Ve bakan beyin son icraatı ise yurtdışına gönderilecek öğrencileri seçmek için yapılan sınava siyaseti sokmak.
“Mülakat” yapıyoruz gerekçesiyle yurtdışında okumayı gerçekten hak eden öğrenciler bu haktan yararlanamayacak, yerlerine hükümetin siyasi görüşlerini beğendikleri öğrenciler gönderilecek, devletin bursları tarikat hesapları için kullanılacak.

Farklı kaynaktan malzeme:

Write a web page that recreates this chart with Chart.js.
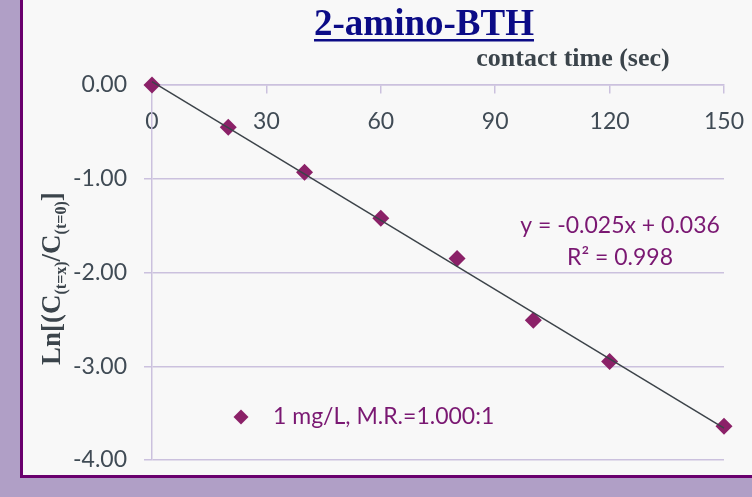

Geçenlerde Milli Eğitim’i bu bakandan kurtarmak gerek diye yazmıştım.
Yine söylüyorum: Türkiye’deki demokratik güçlerin ilk ve öncelikli hedefi Milli Eğitim’i bu bakandan kurtarmak olmalıdır.

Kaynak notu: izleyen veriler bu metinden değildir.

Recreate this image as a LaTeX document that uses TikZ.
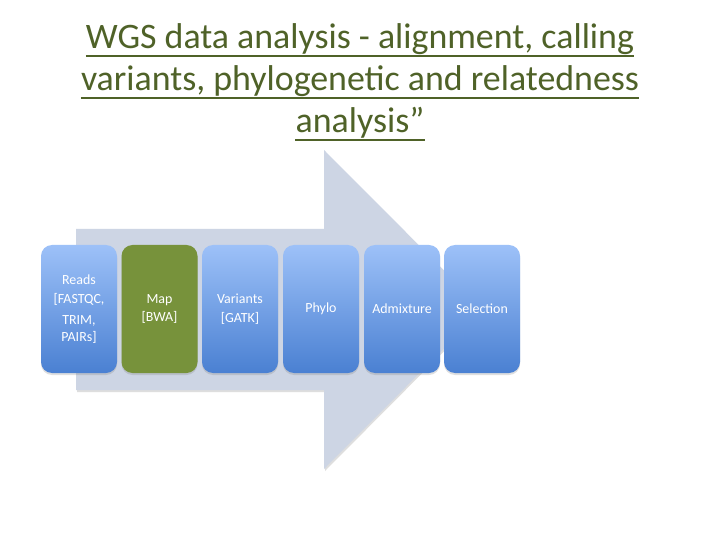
\documentclass[tikz,border=0pt]{standalone}
\usepackage{fontspec}
\setmainfont{Carlito}
\usetikzlibrary{shadows}
\definecolor{titlecol}{HTML}{4F6228}
\definecolor{arrowcol}{HTML}{CDD5E4}
\definecolor{bluetop}{HTML}{9DC1F8}
\definecolor{bluebot}{HTML}{4A80D2}
\definecolor{greenbox}{HTML}{77923B}
\tikzset{
  titleline/.style={font=\fontsize{36}{42}\selectfont, text=titlecol, inner sep=0pt, anchor=base},
  ul/.style={draw=titlecol, line width=1.8bp},
  stepbox/.style={rounded corners=11bp, minimum width=76bp, minimum height=128bp, inner sep=0pt,
    text=white, align=center, font=\fontsize{14}{17}\selectfont,
    drop shadow={opacity=0.25, shadow xshift=0bp, shadow yshift=-2bp}},
  bluebox/.style={stepbox, top color=bluetop, bottom color=bluebot, draw=none},
  greenbx/.style={stepbox, fill=greenbox, draw=none},
}
\begin{document}
\begin{tikzpicture}[x=1bp,y=-1bp]
\useasboundingbox[fill=white] (0,0) rectangle (720,540);
% title
\node[titleline] (t1) at (360,49) {WGS data analysis - alignment, calling};
\node[titleline] (t2) at (360,91) {variants, phylogenetic and relatedness};
\node[titleline] (t3) at (360,133) {analysis”};
\draw[ul] ([yshift=-7bp]t1.base west) -- ([yshift=-7bp]t1.base east);
\draw[ul] ([yshift=-7bp]t2.base west) -- ([yshift=-7bp]t2.base east);
\draw[ul] ([yshift=-7bp]t3.base west) -- ([yshift=-7bp]t3.base east);
% big arrow
\fill[black!25, opacity=0.5] (77,231) -- (325,231) -- (325,152) -- (484,311) -- (325,471) -- (325,392) -- (77,392) -- cycle;
\fill[arrowcol] (76,229) -- (324,229) -- (324,150) -- (483,309.5) -- (324,469) -- (324,390) -- (76,390) -- cycle;
% boxes
\node[bluebox] (b1) at (79,309) {Reads\\[2pt][FASTQC,\\[4pt]TRIM,\\PAIRs]};
\node[greenbx] (b2) at (159.5,309) {Map\\[2pt][BWA]};
\node[bluebox] (b3) at (240,309) {Variants\\[2pt][GATK]};
\node[bluebox] (b4) at (321,309) {Phylo};
\node[bluebox] (b5) at (402,309) {Admixture};
\node[bluebox] (b6) at (482,309) {Selection};
\end{tikzpicture}
\end{document}
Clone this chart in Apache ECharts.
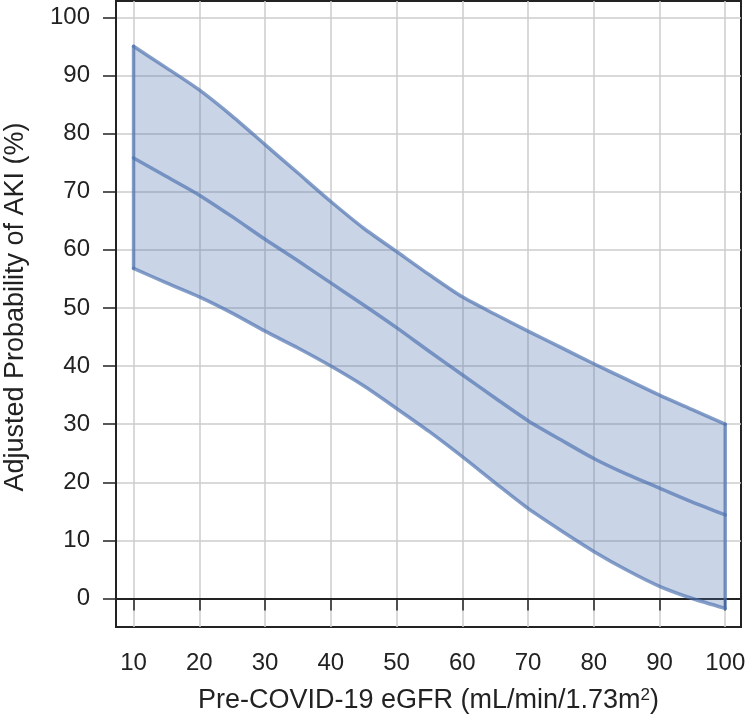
<!DOCTYPE html>
<html>
<head>
<meta charset="utf-8">
<script src="https://cdn.jsdelivr.net/npm/echarts@6/dist/echarts.min.js"></script>
<style>
  html, body { margin: 0; padding: 0; background: #fff; }
  #chart { width: 748px; height: 727px; }
</style>
</head>
<body>
<div id="chart"></div>
<script>
// eGFR grid (x) and adjusted probability of AKI (%)
const egfr = [10, 15, 20, 25, 30, 35, 40, 45, 50, 55, 60, 65, 70, 75, 80, 85, 90, 95, 100]
const upperCI = [95.0, 91.3, 87.5, 83.0, 78.1, 73.2, 68.3, 63.7, 59.7, 55.7, 51.9, 48.9, 46.0, 43.2, 40.4, 37.7, 35.0, 32.5, 30.0]
const meanProb = [75.8, 72.6, 69.4, 65.7, 61.8, 58.1, 54.3, 50.5, 46.6, 42.5, 38.5, 34.5, 30.6, 27.3, 24.1, 21.4, 19.0, 16.6, 14.4]
const lowerCI = [56.8, 54.3, 51.9, 49.1, 46.0, 43.1, 40.0, 36.6, 32.7, 28.7, 24.4, 19.9, 15.5, 11.7, 8.1, 4.9, 2.1, 0.0, -1.7]
const xTicks = [10, 20, 30, 40, 50, 60, 70, 80, 90, 100]
const yTicks = [0, 10, 20, 30, 40, 50, 60, 70, 80, 90, 100]

const FONT = 'Liberation Sans'
const TXT = '#222'
const EDGE = 'rgba(76,114,176,0.68)'
const BAND = 'rgba(76,114,176,0.3)'

const chart = echarts.init(document.getElementById('chart'))

function pairs(ys) {
  return egfr.map((x, i) => [x, ys[i]])
}

function edgeLine(data, smooth) {
  return {
    type: 'line',
    data: data,
    showSymbol: false,
    smooth: smooth,
    lineStyle: { color: EDGE, width: 3.5, cap: 'round', join: 'round' },
    silent: true,
    z: 3
  }
}

const last = egfr.length - 1

const option = {
  animation: false,
  grid: {
    left: 116,
    right: 7,
    top: 1,
    bottom: 100,
    outerBoundsMode: 'none',
    show: true,
    borderColor: '#222',
    borderWidth: 2,
    backgroundColor: 'transparent'
  },
  xAxis: {
    type: 'value',
    min: 7.33,
    max: 102.4,
    name: 'Pre-COVID-19 eGFR (mL/min/1.73m{sup|2})',
    nameLocation: 'middle',
    nameGap: 60,
    nameTextStyle: {
      fontFamily: FONT,
      fontSize: 27,
      color: TXT,
      rich: {
        sup: { fontFamily: FONT, fontSize: 17, color: TXT, padding: [0, 0, 11, 0] }
      }
    },
    axisLine: { show: true, lineStyle: { color: '#222', width: 2 } },
    axisTick: {
      show: true,
      length: 12,
      customValues: xTicks,
      lineStyle: { color: '#222', width: 1.5 }
    },
    axisLabel: {
      customValues: xTicks,
      margin: 24,
      fontFamily: FONT,
      fontSize: 24,
      color: TXT
    },
    splitLine: {
      show: true,
      lineStyle: { color: '#cccccc', width: 1.5 }
    }
  },
  yAxis: {
    type: 'value',
    min: -4.9,
    max: 102.8,
    name: 'Adjusted Probability of AKI (%)',
    nameLocation: 'middle',
    nameRotate: 90,
    nameGap: 87,
    nameTextStyle: {
      fontFamily: FONT,
      fontSize: 27,
      color: TXT,
      padding: [0, 0, 0, 14]
    },
    axisLine: { show: true, lineStyle: { color: '#222', width: 2 } },
    axisTick: {
      show: true,
      length: 13,
      customValues: yTicks,
      lineStyle: { color: '#222', width: 1.5 }
    },
    axisLabel: {
      customValues: yTicks,
      margin: 26,
      fontFamily: FONT,
      fontSize: 24,
      color: TXT
    },
    splitLine: {
      show: true,
      lineStyle: { color: '#cccccc', width: 1.5 }
    }
  },
  series: [
    {
      // confidence band fill: upper forward, lower back
      type: 'custom',
      data: [[egfr[0], meanProb[0]]],
      silent: true,
      z: 2,
      renderItem: function (params, api) {
        const pts = []
        for (let i = 0; i < egfr.length; i++) {
          pts.push(api.coord([egfr[i], upperCI[i]]))
        }
        for (let i = last; i >= 0; i--) {
          pts.push(api.coord([egfr[i], lowerCI[i]]))
        }
        return {
          type: 'polygon',
          shape: { points: pts, smooth: 0 },
          style: { fill: BAND }
        }
      }
    },
    edgeLine(pairs(upperCI), 0.25),
    edgeLine(pairs(lowerCI), 0.25),
    edgeLine([[egfr[0], lowerCI[0]], [egfr[0], upperCI[0]]], false),
    edgeLine([[egfr[last], lowerCI[last]], [egfr[last], upperCI[last]]], false),
    edgeLine(pairs(meanProb), 0.25)
  ]
}

chart.setOption(option)
</script>
</body>
</html>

En çok Bush sevinmiş olmalı
İSLAM dünyasında Papa’ya yönelik tepki büyürken ortaya çıkan fotoğraf her halde en çok Başkan Bush’u memnun etmiş olmalı.
Sakallı adamların sıkılmış yumruklarının yayımlandığı fotoğraflar, Mehmet Ali Ağca’nın Papa’ya yönelik “Şiddeti körüklemeyin” çağrısı ile tamamlanıyor.
İslam dünyası, bir kez daha provokasyona son derece açık olduğunu gösteriyor.
Papa; adı üzerinde Katolik Hıristiyanların lideri!
İslamiyet hakkındaki temel düşüncelerinin ne olduğunu kestirebilmek de zor değil.
Müslüman din adamları, Hıristiyanlar için ne düşünüyorlarsa, Papa da Müslümanlar için onu düşünüyor, bunda şaşılacak bir durum yok.
İki tarafın da birbirinin kitaplarını kutsal kabul etmekle birlikte “yanlışlığını” savundukları da bir sır değil.
Papa’nın gözünde Müslümanlar káfir, Müslümanların gözünde Papa ve Hıristiyanlar káfir!
Dolayısıyla teolojik bir tartışmayı, siyasi bir zemine sürüklemekten kimsenin elde edebileceği bir yarar yok.
Dünyayı yeniden şekillendirme stratejisini “medeniyetler çatışması” kılıfına uydurmuş Bush’tan başka!
Not: Diyanet İşleri Başkanı Ali Bardakoğlu, “Papa’nın konuşmasının tam metnini okumadan mı demeç verdi” sorum üzerine aradı ve şunları söyledi:
“İlk gün demecimi verirken dış ilişkilere bakan arkadaşlarımıza Papa’nın sözlerini sordum ve demecimi öyle verdim. Sizin yazınızın yayımlandığı gün de tam metni buldurup okudum ve görüşlerim değişmedi.”